The Durva to be offered is the tender shoot of grass with only three terminal blades including the new shoot. Usually a bunch of 5,11 or 21 Durva are offered. Panicum dactylon, Imperata cylindrica, Desmostachya bipinnata and Cynodon dactylon are some grass species identified as sacred grass.
In bygone days, possibly each and every household had a garden or at least a place where people could visit to pluck Durva. So-called development in urban Indian cities has created a concrete jungle with almost no gardens. The only source for Durva is the market where one can buy bunches of grass, which cannot really be offered to the God. Ideally the grass should be sorted out, almost akin to picking out leaves from a bunch of Fenugreek leaves! Its not a good idea to think about the origins of the grass, who or what has walked over it.
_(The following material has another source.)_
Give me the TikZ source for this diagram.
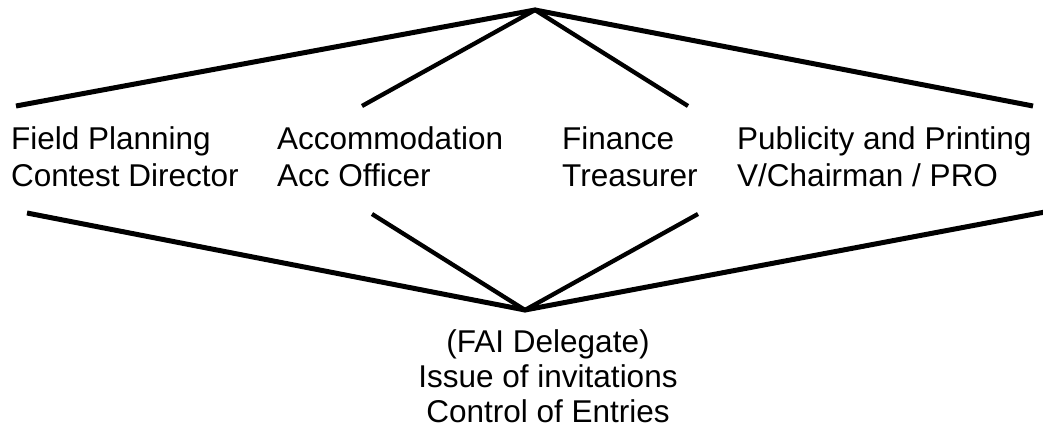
\documentclass[tikz,border=0pt]{standalone}
\usepackage{fontspec}
\setmainfont{Liberation Sans}
\usetikzlibrary{calc}

\begin{document}
\begin{tikzpicture}[x=1pt,y=-1pt,
                    duty/.style={inner sep=0pt,align=left,anchor=north west,font=\fontsize{31.5}{37}\selectfont},
                    outer/.style={line width=5pt},
                    inner/.style={line width=4.3pt}]
                    \useasboundingbox (0,0) rectangle (1043,427);
                    \coordinate (top) at (535,10);
                    \coordinate (bottom) at (525,310);
                    \draw (11,126) node[duty,name=field] {Field Planning\\Contest Director};
                    \draw (277,126) node[duty,name=accom] {Accommodation\\Acc Officer};
                    \draw (562,126) node[duty,name=finance] {Finance\\Treasurer};
                    \draw (737,126) node[duty,name=publicity] {Publicity and Printing\\V/Chairman / PRO};
                    \draw (548,329) node[inner sep=0pt,align=center,anchor=north,font=\fontsize{31.5}{35}\selectfont,name=fai] {(FAI Delegate)\\Issue of invitations\\Control of Entries};
                    % ends of the lines above and below the duties
                    \coordinate (a) at (16,106);
                    \coordinate (b) at (362,106);
                    \coordinate (c) at (688,106);
                    \coordinate (d) at (1033,106);
                    \coordinate (e) at (27,213);
                    \coordinate (f) at (372,214);
                    \coordinate (g) at (698,214);
                    \coordinate (h) at (1045,212);
                    \draw[outer] (a) -- (top) -- (d);
                    \draw[inner] (b) -- (top) -- (c);
                    \draw[outer] (e) -- (bottom) -- (h);
                    \draw[inner] (f) -- (bottom) -- (g);
                \end{tikzpicture}
\end{document}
One can simply wash the ready Durva before offering it to Ganesh.
It took me almost four hours to sort a bunch of grass into Durva for offering.
|Each Durva is carefully separated into a steel plate|
Each twig has to be carefully examined and cut out at the
correct spot (so only the terminal three shoots are present). At this
stage the twig must be handled very carefully else a blade may break off
which means the Durva cannot be used.
|Each twig of grass is assessed.|
|Finally: the small pile of Durva and a big pile of blades of grass|
End result, 16 bunches of 21 Durva each! A time intensive, delicate process but strangely satisfying and enjoyable!
|Each bunch has 21 Durva.The string must be firm but not too tight else the delicate stems will break.|
An alternative to this is to get a bunch of pure silver Durva that are available at most jewelers in Pune.
Have a happy, noise-free, eco-friendly Ganesh Ustav!